_Stated task_.
Please transcribe the records precisely; pictures stay out of your copy.

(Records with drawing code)
[Start]

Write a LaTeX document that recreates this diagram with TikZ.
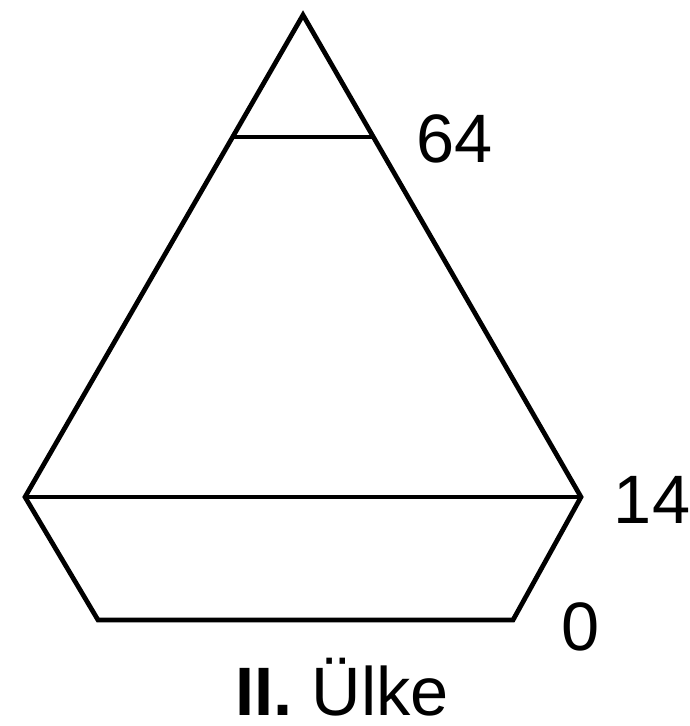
\documentclass[tikz,border=0pt]{standalone}
\usepackage{fontspec}
\setmainfont{Liberation Sans}
\usetikzlibrary{calc}

\begin{document}
\begin{tikzpicture}[
  x=0.02cm,y=-0.02cm,
  line width=2.7pt,
  lab/.style={font=\fontsize{39}{46}\selectfont,inner sep=0pt,anchor=base}
]
\useasboundingbox (0,0) rectangle (689,726);

% outline
\coordinate (apex) at (303,15);
\coordinate (bl) at (25,497);
\coordinate (br) at (581,497);
\coordinate (fl) at (98,620);
\coordinate (fr) at (513,620);
\draw (bl) -- (apex) -- (br) -- (fr) -- (fl) -- cycle;
\draw (bl) -- (br);
\draw ($(apex)!0.253!(bl)$) -- ($(apex)!0.253!(br)$);

% labels
\node[lab] (l64) at (455,163) {64};
\node[lab] (l14) at (652,523) {14};
\node[lab] (l0)  at (581,650) {0};
\node[lab] (ttl) at (342,715) {\textbf{II.} Ülke};
\end{tikzpicture}
\end{document}
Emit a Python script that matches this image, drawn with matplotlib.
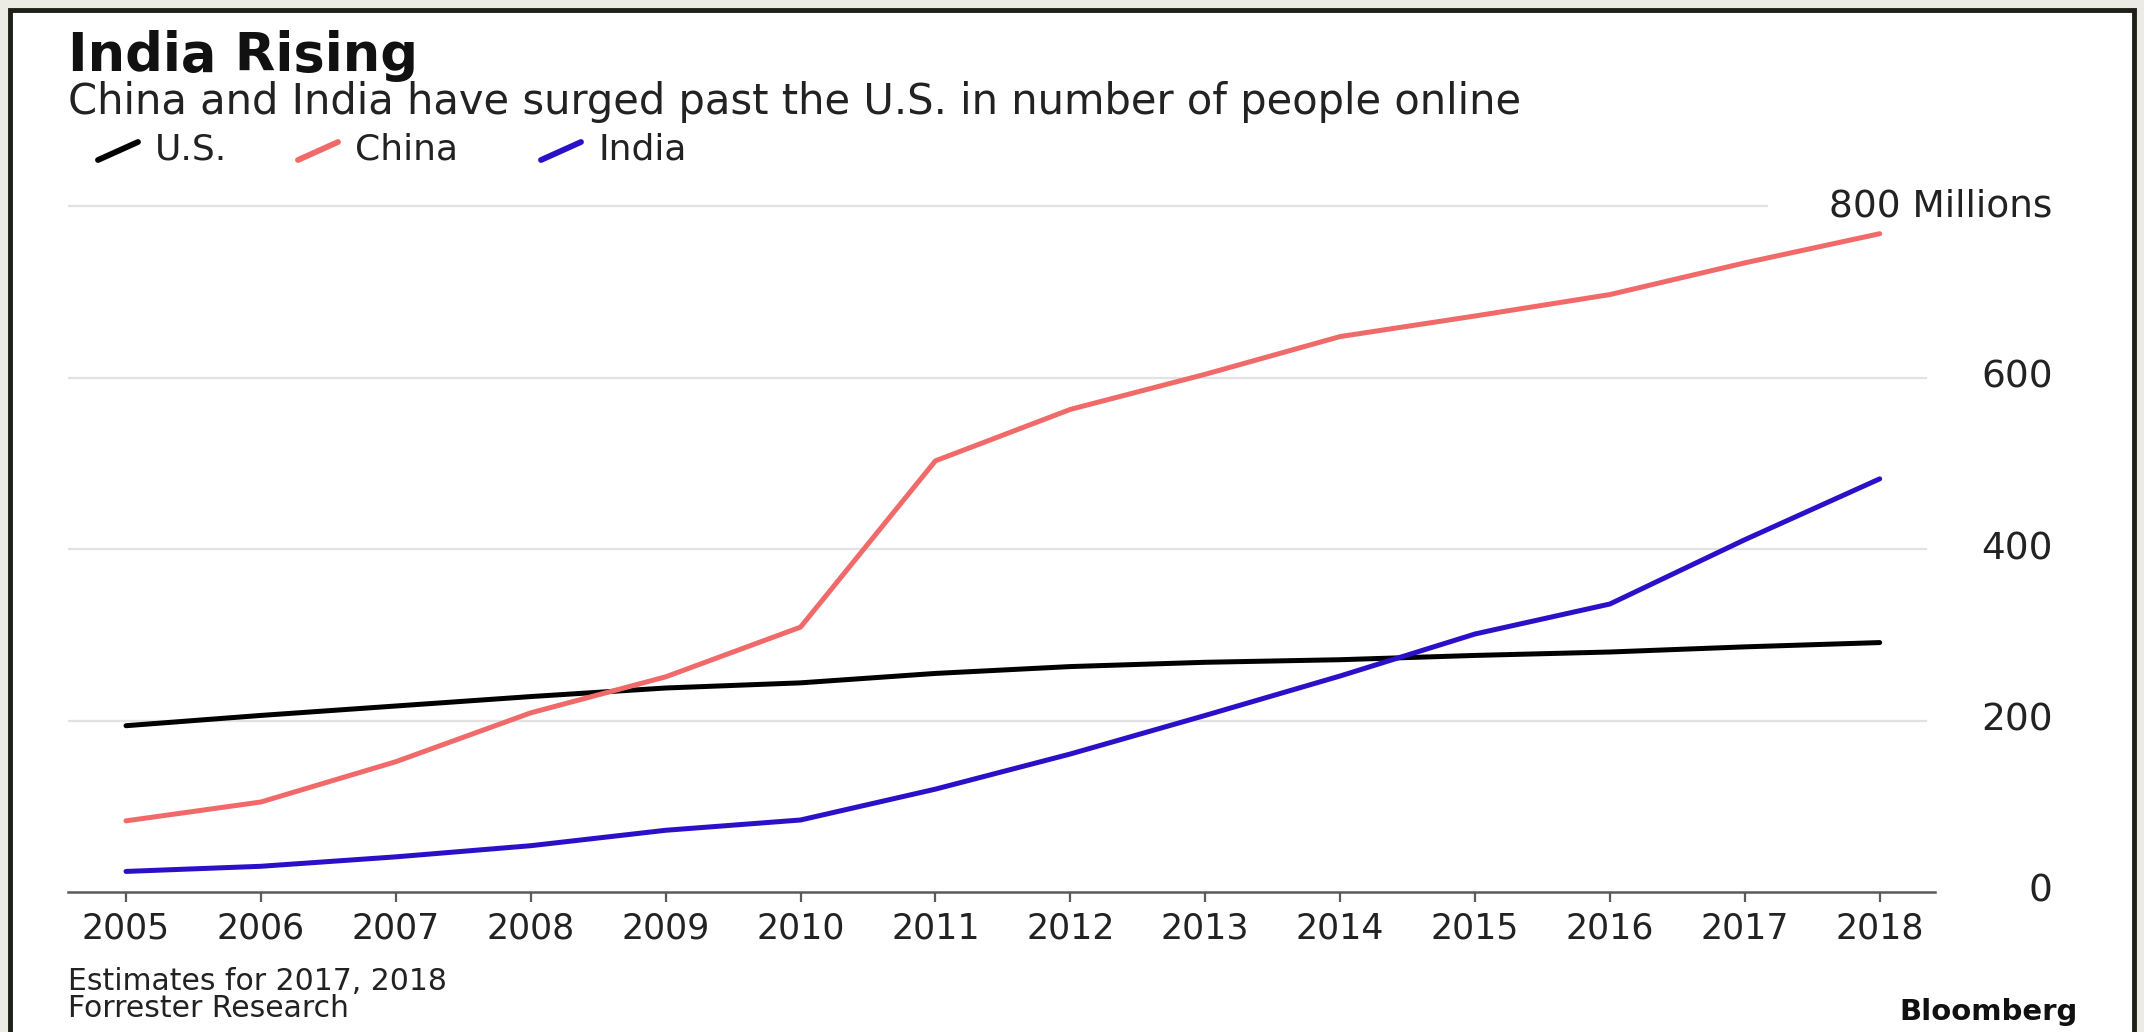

[End]

_Result of the task_.
Write a LaTeX document that recreates this diagram with TikZ.
\documentclass[tikz,border=0pt]{standalone}
\usepackage{fontspec}
\setmainfont{Liberation Sans}
\usetikzlibrary{calc}

\begin{document}
\begin{tikzpicture}[
  x=0.02cm,y=-0.02cm,
  line width=2.7pt,
  lab/.style={font=\fontsize{39}{46}\selectfont,inner sep=0pt,anchor=base}
]
\useasboundingbox (0,0) rectangle (689,726);

% outline
\coordinate (apex) at (303,15);
\coordinate (bl) at (25,497);
\coordinate (br) at (581,497);
\coordinate (fl) at (98,620);
\coordinate (fr) at (513,620);
\draw (bl) -- (apex) -- (br) -- (fr) -- (fl) -- cycle;
\draw (bl) -- (br);
\draw ($(apex)!0.253!(bl)$) -- ($(apex)!0.253!(br)$);

% labels
\node[lab] (l64) at (455,163) {64};
\node[lab] (l14) at (652,523) {14};
\node[lab] (l0)  at (581,650) {0};
\node[lab] (ttl) at (342,715) {\textbf{II.} Ülke};
\end{tikzpicture}
\end{document}
Emit a Python script that matches this image, drawn with matplotlib.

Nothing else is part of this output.